══ DATASET CONTENT

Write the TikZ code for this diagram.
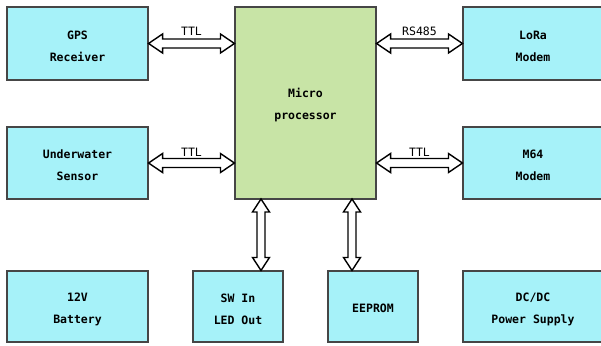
\documentclass[tikz,border=0pt]{standalone}
\usepackage{fontspec}
\setmainfont{DejaVu Sans Mono}
\usetikzlibrary{calc}
\definecolor{cyanbox}{RGB}{166,242,249}
\definecolor{greenbox}{RGB}{200,228,166}
\definecolor{edge}{RGB}{70,70,70}
\tikzset{
  box/.style={draw=edge, line width=1.1pt, fill=cyanbox, inner sep=0pt},
  mcubox/.style={box, fill=greenbox},
  txt/.style={align=center, inner sep=0pt, yshift=-2.5pt,
    font=\fontsize{11.5pt}{22pt}\selectfont\bfseries},
  dblarr/.style={draw=black, fill=white, line width=1.4pt, line join=miter},
  lbl/.style={font=\fontsize{11.5pt}{13pt}\selectfont, inner sep=0pt}
}
\newcommand\harrow[2]{\path[dblarr] let \p1=(#1), \p2=(#2) in
 (\x1,\y1) -- (\x1+14pt,\y1+9.5pt) -- (\x1+14pt,\y1+4.5pt) -- (\x2-14pt,\y1+4.5pt) -- (\x2-14pt,\y1+9.5pt) -- (\x2,\y1) -- (\x2-14pt,\y1-9.5pt) -- (\x2-14pt,\y1-4.5pt) -- (\x1+14pt,\y1-4.5pt) -- (\x1+14pt,\y1-9.5pt) -- cycle;}
\newcommand\varrow[2]{\path[dblarr] let \p1=(#1), \p2=(#2) in
 (\x1,\y1) -- (\x1+8.5pt,\y1-13pt) -- (\x1+4pt,\y1-13pt) -- (\x1+4pt,\y2+13pt) -- (\x1+8.5pt,\y2+13pt) -- (\x1,\y2) -- (\x1-8.5pt,\y2+13pt) -- (\x1-4pt,\y2+13pt) -- (\x1-4pt,\y1-13pt) -- (\x1-8.5pt,\y1-13pt) -- cycle;}
\begin{document}
\begin{tikzpicture}[x=1pt,y=-1pt]
\useasboundingbox (0,0) rectangle (601,345);
\clip (0,0) rectangle (601,345);
\fill[white] (0,0) rectangle (601,345);
% boxes
\node[box, minimum width=141pt, minimum height=73pt, label={[txt]center:{GPS\\Receiver}}] (gps) at (77.5,43.5) {};
\node[box, minimum width=141pt, minimum height=72pt, label={[txt]center:{Underwater\\Sensor}}] (uw) at (77.5,163) {};
\node[mcubox, minimum width=141pt, minimum height=192pt, label={[txt]center:{Micro\\processor}}] (mcu) at (305.5,103) {};
\node[box, minimum width=140pt, minimum height=73pt, label={[txt]center:{LoRa\\Modem}}] (lora) at (533,43.5) {};
\node[box, minimum width=140pt, minimum height=72pt, label={[txt]center:{M64\\Modem}}] (m64) at (533,163) {};
\node[box, minimum width=141pt, minimum height=71pt, label={[txt]center:{12V\\Battery}}] (bat) at (77.5,306.5) {};
\node[box, minimum width=90pt, minimum height=71pt, label={[txt]center:{SW In\\LED Out}}] (sw) at (238,306.5) {};
\node[box, minimum width=90pt, minimum height=71pt, label={[txt, yshift=1pt]center:{EEPROM}}] (eep) at (373,306.5) {};
\node[box, minimum width=140pt, minimum height=71pt, label={[txt]center:{DC/DC\\Power Supply}}] (dc) at (533,306.5) {};
% connectors
\harrow{gps.east}{mcu.west |- gps.east}
\harrow{uw.east}{mcu.west |- uw.east}
\harrow{mcu.east |- lora.west}{lora.west}
\harrow{mcu.east |- m64.west}{m64.west}
\coordinate (a1) at (261,199);
\coordinate (a2) at (352,199);
\varrow{a1}{a1 |- sw.north}
\varrow{a2}{a2 |- eep.north}
% labels
\node[lbl] (t1) at (191.5,31) {TTL};
\node[lbl] (t2) at (191.5,152) {TTL};
\node[lbl] (t3) at (419.5,31) {RS485};
\node[lbl] (t4) at (419.5,152) {TTL};
\end{tikzpicture}
\end{document}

════

SHORT TASK: Ignore the images and quote every line of the listing exactly.

TASK ANSWER:
Write the TikZ code for this diagram.
\documentclass[tikz,border=0pt]{standalone}
\usepackage{fontspec}
\setmainfont{DejaVu Sans Mono}
\usetikzlibrary{calc}
\definecolor{cyanbox}{RGB}{166,242,249}
\definecolor{greenbox}{RGB}{200,228,166}
\definecolor{edge}{RGB}{70,70,70}
\tikzset{
  box/.style={draw=edge, line width=1.1pt, fill=cyanbox, inner sep=0pt},
  mcubox/.style={box, fill=greenbox},
  txt/.style={align=center, inner sep=0pt, yshift=-2.5pt,
    font=\fontsize{11.5pt}{22pt}\selectfont\bfseries},
  dblarr/.style={draw=black, fill=white, line width=1.4pt, line join=miter},
  lbl/.style={font=\fontsize{11.5pt}{13pt}\selectfont, inner sep=0pt}
}
\newcommand\harrow[2]{\path[dblarr] let \p1=(#1), \p2=(#2) in
 (\x1,\y1) -- (\x1+14pt,\y1+9.5pt) -- (\x1+14pt,\y1+4.5pt) -- (\x2-14pt,\y1+4.5pt) -- (\x2-14pt,\y1+9.5pt) -- (\x2,\y1) -- (\x2-14pt,\y1-9.5pt) -- (\x2-14pt,\y1-4.5pt) -- (\x1+14pt,\y1-4.5pt) -- (\x1+14pt,\y1-9.5pt) -- cycle;}
\newcommand\varrow[2]{\path[dblarr] let \p1=(#1), \p2=(#2) in
 (\x1,\y1) -- (\x1+8.5pt,\y1-13pt) -- (\x1+4pt,\y1-13pt) -- (\x1+4pt,\y2+13pt) -- (\x1+8.5pt,\y2+13pt) -- (\x1,\y2) -- (\x1-8.5pt,\y2+13pt) -- (\x1-4pt,\y2+13pt) -- (\x1-4pt,\y1-13pt) -- (\x1-8.5pt,\y1-13pt) -- cycle;}
\begin{document}
\begin{tikzpicture}[x=1pt,y=-1pt]
\useasboundingbox (0,0) rectangle (601,345);
\clip (0,0) rectangle (601,345);
\fill[white] (0,0) rectangle (601,345);
% boxes
\node[box, minimum width=141pt, minimum height=73pt, label={[txt]center:{GPS\\Receiver}}] (gps) at (77.5,43.5) {};
\node[box, minimum width=141pt, minimum height=72pt, label={[txt]center:{Underwater\\Sensor}}] (uw) at (77.5,163) {};
\node[mcubox, minimum width=141pt, minimum height=192pt, label={[txt]center:{Micro\\processor}}] (mcu) at (305.5,103) {};
\node[box, minimum width=140pt, minimum height=73pt, label={[txt]center:{LoRa\\Modem}}] (lora) at (533,43.5) {};
\node[box, minimum width=140pt, minimum height=72pt, label={[txt]center:{M64\\Modem}}] (m64) at (533,163) {};
\node[box, minimum width=141pt, minimum height=71pt, label={[txt]center:{12V\\Battery}}] (bat) at (77.5,306.5) {};
\node[box, minimum width=90pt, minimum height=71pt, label={[txt]center:{SW In\\LED Out}}] (sw) at (238,306.5) {};
\node[box, minimum width=90pt, minimum height=71pt, label={[txt, yshift=1pt]center:{EEPROM}}] (eep) at (373,306.5) {};
\node[box, minimum width=140pt, minimum height=71pt, label={[txt]center:{DC/DC\\Power Supply}}] (dc) at (533,306.5) {};
% connectors
\harrow{gps.east}{mcu.west |- gps.east}
\harrow{uw.east}{mcu.west |- uw.east}
\harrow{mcu.east |- lora.west}{lora.west}
\harrow{mcu.east |- m64.west}{m64.west}
\coordinate (a1) at (261,199);
\coordinate (a2) at (352,199);
\varrow{a1}{a1 |- sw.north}
\varrow{a2}{a2 |- eep.north}
% labels
\node[lbl] (t1) at (191.5,31) {TTL};
\node[lbl] (t2) at (191.5,152) {TTL};
\node[lbl] (t3) at (419.5,31) {RS485};
\node[lbl] (t4) at (419.5,152) {TTL};
\end{tikzpicture}
\end{document}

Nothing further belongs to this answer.